Bio

I’m an author and freelance writer who has been painting longer than I’ve been writing.  I decided, two decades ago, to focus primarily on visual art and begin exploring the nature of painting, by both doing it professionally and writing about it. Previously, I was the author of  non-fiction, The Force (Random House), and a novel,  The Cost of Living (Viking), and numerous articles for national magazines. My award-winning paintings have been exhibited at museums, galleries and universities in the United States and Europe. Manifest Gallery has published two of my essays on art.

During my career, I have taken instruction in painting from other artists at various institutions including Munson Williams Proctor and Memorial Art Gallery, but refrained from getting a degree in art because, in my teens and twenties I felt alienated, at that time, by much of what was happening in the world of art. In the 80s, I discovered a renewed embrace of representational painting and gained a new vision of how art history has opened out into unlimited possibilities for work in any genre or mode. I began to exhibit and sell work professionally over the past two decades.

Painting is a way of bringing myself back to my own nature again and again, in unpredictable ways. It wakes me up to the wholeness of life in a way that silences my analytical, conceptual mind. At its best, it is a direct seeing into the nature of things, reconnecting me with the mystery of being. When a painting works, it breathes with its own life in a way that has nothing to do with “significance” or “meaning” or its role as a symbolic act. Life itself isn’t a symbol, it doesn’t “mean” something, and the greatest paintings embody the inexpressible wholeness of life. A painting is either alive, or it isn’t, and this mysterious quality of life is something the critical mind can’t pin down or dissect or explain.

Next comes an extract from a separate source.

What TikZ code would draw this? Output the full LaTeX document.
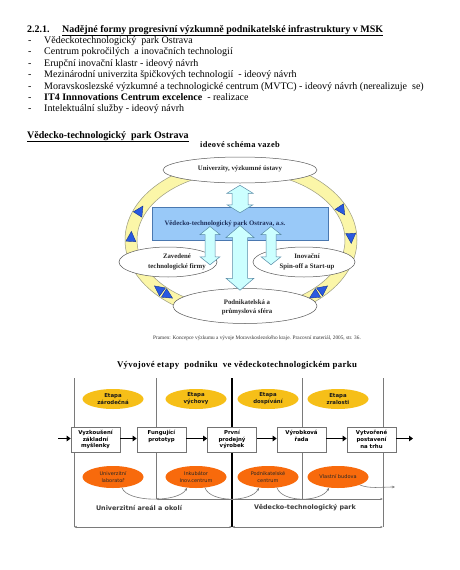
\documentclass[tikz,border=0pt]{standalone}
\usepackage{fontspec}
\setmainfont{Liberation Serif}
\newfontfamily\dvsans{DejaVu Sans}
\newfontfamily\spacedserif[LetterSpace=4]{Liberation Serif}
\usetikzlibrary{shapes.geometric,calc,arrows.meta}
\definecolor{bandfill}{HTML}{FBF6A8}
\definecolor{bandedge}{HTML}{9A9A80}
\definecolor{rectfill}{HTML}{99C9F8}
\definecolor{rectedge}{HTML}{4A78B0}
\definecolor{recttext}{HTML}{1C2E5A}
\definecolor{cyanfill}{HTML}{CCFFFF}
\definecolor{cyanedge}{HTML}{5A8CA8}
\definecolor{trifill}{HTML}{2A5AE0}
\definecolor{triedge}{HTML}{16348F}
\definecolor{goldfill}{HTML}{F6BF18}
\definecolor{orangefill}{HTML}{F86A0C}
\definecolor{linegray}{HTML}{7A7A7A}
\definecolor{labgray}{HTML}{3A3A3A}
\newcommand\blockarrow[5]{%
  \filldraw[cyanarrow] let \p1=(#1), \p2=(#2) in
   (\x1,\y1) -- (\x1+#4pt,\y1-#5pt) -- (\x1+#3pt,\y1-#5pt) -- (\x1+#3pt,\y2+#5pt)
   -- (\x1+#4pt,\y2+#5pt) -- (\x1,\y2) -- (\x1-#4pt,\y2+#5pt) -- (\x1-#3pt,\y2+#5pt)
   -- (\x1-#3pt,\y1-#5pt) -- (\x1-#4pt,\y1-#5pt) -- cycle;}
\begin{document}
\begin{tikzpicture}[x=1pt,y=-1pt,
  bodytxt/.style={anchor=base west, inner sep=0pt, font=\rmfamily\fontsize{10}{11.4}\selectfont},
  ovell/.style={ellipse, draw=black!65, line width=0.5pt, fill=white, inner sep=0pt},
  ovtxt/.style={inner sep=0pt, align=center, text=black!85, font=\rmfamily\bfseries\fontsize{6.8}{9.5}\selectfont},
  cyanarrow/.style={fill=cyanfill, draw=cyanedge, line width=0.5pt},
  bluetri/.style={fill=trifill, draw=triedge, line width=0.4pt},
  vline/.style={draw=linegray, line width=0.6pt},
  midline/.style={draw=black, line width=1.1pt},
  dimline/.style={draw=linegray, line width=0.6pt, {Latex[length=2.5pt,width=2.2pt]}-{Latex[length=2.5pt,width=2.2pt]}},
  stagebox/.style={draw=black!55, fill=white, line width=0.6pt, minimum width=49pt, minimum height=25pt, inner sep=1.5pt, align=center, font=\dvsans\bfseries\fontsize{5.4}{6.9}\selectfont},
  goldell/.style={ellipse, fill=goldfill, minimum width=61pt, minimum height=20pt, inner sep=0pt, align=center, text=black!90, font=\dvsans\bfseries\fontsize{5.4}{6.9}\selectfont},
  orangeell/.style={ellipse, fill=orangefill, minimum width=61pt, minimum height=22pt, inner sep=0pt, align=center, text=black!85, font=\dvsans\fontsize{5}{6.6}\selectfont},
  flowarrow/.style={draw=black, line width=1.6pt, -{Triangle[length=4pt,width=5.5pt]}},
  curvearrow/.style={draw=linegray, line width=0.6pt, -{Stealth[length=3pt,width=2.5pt]}},
  seclabel/.style={inner sep=0pt, text=labgray, font=\dvsans\bfseries\fontsize{6.4}{7.5}\selectfont}
]
\fill[white] (0,0) rectangle (460,570);
\useasboundingbox (0,0) rectangle (460,570);

% ---------- text block ----------
\node[bodytxt, font=\rmfamily\bfseries\fontsize{10}{11.4}\selectfont] (hnum) at (27,32) {2.2.1.};
\node[bodytxt, font=\rmfamily\bfseries\fontsize{10}{11.4}\selectfont] (htitle) at (62,32) {\underline{Nadějné formy progresivní výzkumně podnikatelské infrastruktury v MSK}};
\foreach \i/\txt in {1/{Vědeckotechnologický \ park Ostrava},
                     2/{Centrum pokročilých \ a inovačních technologií},
                     3/{Erupční inovační klastr - ideový návrh},
                     4/{Mezinárodní univerzita špičkových technologií \ - ideový návrh},
                     5/{Moravskoslezské výzkumné a technologické centrum (MVTC) - ideový návrh (nerealizuje \ se)},
                     6/{\textbf{IT4 Innnovations Centrum excelence} \ - realizace},
                     7/{Intelektuální služby - ideový návrh}}{
  \node[bodytxt] (d\i) at (28,{32+11.4*\i}) {-};
  \node[bodytxt] (l\i) at (44,{32+11.4*\i}) {\txt};
}
\node[bodytxt, font=\rmfamily\bfseries\fontsize{10}{11.4}\selectfont] (sec) at (27,138) {\underline{Vědecko-technologický \ park Ostrava}};
\node[inner sep=0pt, font=\spacedserif\bfseries\fontsize{8.4}{10}\selectfont] (schema) at (240,145) {ideové schéma vazeb};

% ---------- ring ----------
\fill[bandfill, even odd rule] (241,240) ellipse [x radius=116, y radius=80] (241,240) ellipse [x radius=104, y radius=68];
\draw[bandedge, line width=0.5pt] (241,240) ellipse [x radius=116, y radius=80];
\draw[bandedge, line width=0.5pt] (241,240) ellipse [x radius=104, y radius=68];
\foreach \t/\d in {203/1,182/1,336/1,358/1,138/1,132/-1,42/-1,48/1}{
  \pgfmathsetmacro\px{241+110*cos(\t)}
  \pgfmathsetmacro\py{240+74*sin(\t)}
  \pgfmathsetmacro\ang{atan2(-74*cos(\t)*(\d), -110*sin(\t)*(\d))}
  \filldraw[bluetri, shift={(\px,\py)}, rotate=\ang] (6,0) -- (-4,5) -- (-4,-5) -- cycle;
}

% ---------- ellipses and rectangle ----------
\node[ovell, minimum width=154pt, minimum height=26pt] (uni) at (240,170) {};
\node[ovtxt] (unit) at (240,169) {Univerzity, výzkumné ústavy};
\node[ovell, minimum width=98pt, minimum height=30pt] (zav) at (168,262) {};
\node[ovtxt] (zavt) at (177,262) {Zavedené\\technologické firmy};
\node[ovell, minimum width=102pt, minimum height=30pt] (ino) at (304,262) {};
\node[ovtxt] (inot) at (307,262) {Inovační\\Spin-off a Start-up};
\node[ovell, minimum width=144pt, minimum height=35pt] (pod) at (245,306) {};
\node[ovtxt] (podt) at (247,307.5) {Podnikatelská a\\průmyslová sféra};
\node[draw=rectedge, fill=rectfill, line width=0.5pt, minimum width=176pt, minimum height=33pt, inner sep=0pt] (vtp) at (240,223.5) {};
\node[ovtxt, text=recttext] (vtpt) at (225,224) {Vědecko-technologický park Ostrava, a.s.};

% ---------- block arrows ----------
\blockarrow{$(uni.south)+(0,2)$}{$(vtp.north)+(0,6)$}{8}{13}{8}
\blockarrow{$(vtp.center)+(-30,3)$}{$(zav.north)+(42,18)$}{5}{10}{8}
\blockarrow{$(vtp.center)+(0,2)$}{$(pod.north)+(-5,2)$}{7.5}{14}{12}
\blockarrow{$(vtp.center)+(31,3)$}{$(ino.north)+(-33,18)$}{5}{10}{8}

\node[inner sep=0pt, font=\rmfamily\fontsize{5.3}{6}\selectfont, text=black!80] (src) at (257,338) {Pramen: Koncepce výzkumu a vývoje Moravskoslezského kraje. Pracovní materiál, 2005, str. 36.};

% ---------- bottom diagram ----------
\node[inner sep=0pt, font=\spacedserif\bfseries\fontsize{8.8}{10}\selectfont] (vtitle) at (237,365) {Vývojové etapy \ podniku \ ve vědeckotechnologickém parku};

\coordinate (v1t) at (74,378);  \coordinate (v1b) at (74,527);
\coordinate (v2t) at (156,378); \coordinate (v2b) at (156,499);
\coordinate (v3t) at (232,378); \coordinate (v3b) at (232,527);
\coordinate (v4t) at (302,378); \coordinate (v4b) at (302,499);
\coordinate (v5t) at (383,378); \coordinate (v5b) at (383,527);
\draw[vline] (v1t) -- (v1b);
\draw[vline] (v2t) -- (v2b);
\draw[midline] (v3t) -- (v3b);
\draw[vline] (v4t) -- (v4b);
\draw[vline] (v5t) -- (v5b);
\draw[dimline] (v2b) -- (v5b |- v2b);
\draw[dimline] (v1b) -- (v3b);
\draw[dimline] (v3b) -- (v5b);

\node[goldell] (g1) at (113,399) {Etapa\\zárodečná};
\node[goldell] (g2) at (196,399) {Etapa\\výchovy};
\node[goldell] (g3) at (268,399) {Etapa\\dospívání};
\node[goldell] (g4) at (338,399) {Etapa\\zralosti};

\node[stagebox] (b1) at (95.5,439.5) {Vyzkoušení\\základní\\myšlenky};
\node[stagebox] (b2) at (161.5,439.5) {Fungující\\prototyp\\\mbox{}};
\node[stagebox] (b3) at (232,439.5) {První\\prodejný\\výrobek};
\node[stagebox] (b4) at (301.5,439.5) {Výrobková\\řada\\\mbox{}};
\node[stagebox] (b5) at (371.5,439.5) {Vytvořené\\postavení\\na trhu};
\coordinate (s0) at (58,438.5);
\coordinate (e0) at (413,438.5);
\draw[flowarrow] (s0) -- (s0 -| b1.west);
\draw[flowarrow] (b1.east |- s0) -- (b2.west |- s0);
\draw[flowarrow] (b2.east |- s0) -- (b3.west |- s0);
\draw[flowarrow] (b3.east |- s0) -- (b4.west |- s0);
\draw[flowarrow] (b4.east |- s0) -- (b5.west |- s0);
\draw[flowarrow] (b5.east |- s0) -- (e0);

\node[orangeell] (o1) at (113,477) {Univerzitní\\laboratoř};
\node[orangeell] (o2) at (196,477) {Inkubátor\\Inov.centrum};
\node[orangeell] (o3) at (268,477) {Podnikatelské\\centrum};
\node[orangeell] (o4) at (338,477) {Vlastní budova};
\coordinate (oend) at (395,487);
\draw[curvearrow] (o1.-50) .. controls +(5,15) and +(-8,15) .. (o2.-130);
\draw[curvearrow] (o2.-50) .. controls +(5,15) and +(-8,15) .. (o3.-130);
\draw[curvearrow] (o3.-50) .. controls +(5,15) and +(-8,15) .. (o4.-130);
\draw[curvearrow] (o4.-20) .. controls +(10,4) and +(-15,0) .. (oend);

\node[seclabel] (ua) at (139,508) {Univerzitní areál a okolí};
\node[seclabel] (vp) at (305,508) {Vědecko-technologický park};
\end{tikzpicture}
\end{document}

In my latest  series of salt water taffy paintings, I explore variations of color, shape, line and lighting within a tight, repetitive format: two pieces of taffy on a reflective surface as an armature for color and light. When I finish a painting, it evokes seasons, places, moods, and deeper relationships, even spiritual struggles—but this resonance isn’t planned. With representational painting, I’m exploring a broad range of expressive possibilities by rigorously restricting my format, influenced by abstractionists such as Rothko, Noland, Agnes Martin, and Stella. I’m discovering an individual world of perception and feeling in each painting, by virtue of the restricted uniformity of the format. The subject matter aligns loosely with Pop, while the execution is traditional and painterly, and yet Color Field has been my inspiration. My aim is to make color and form my central concern, painting objects that carry no preconceived significance. My only concern is to make the image work as a sort of visual music.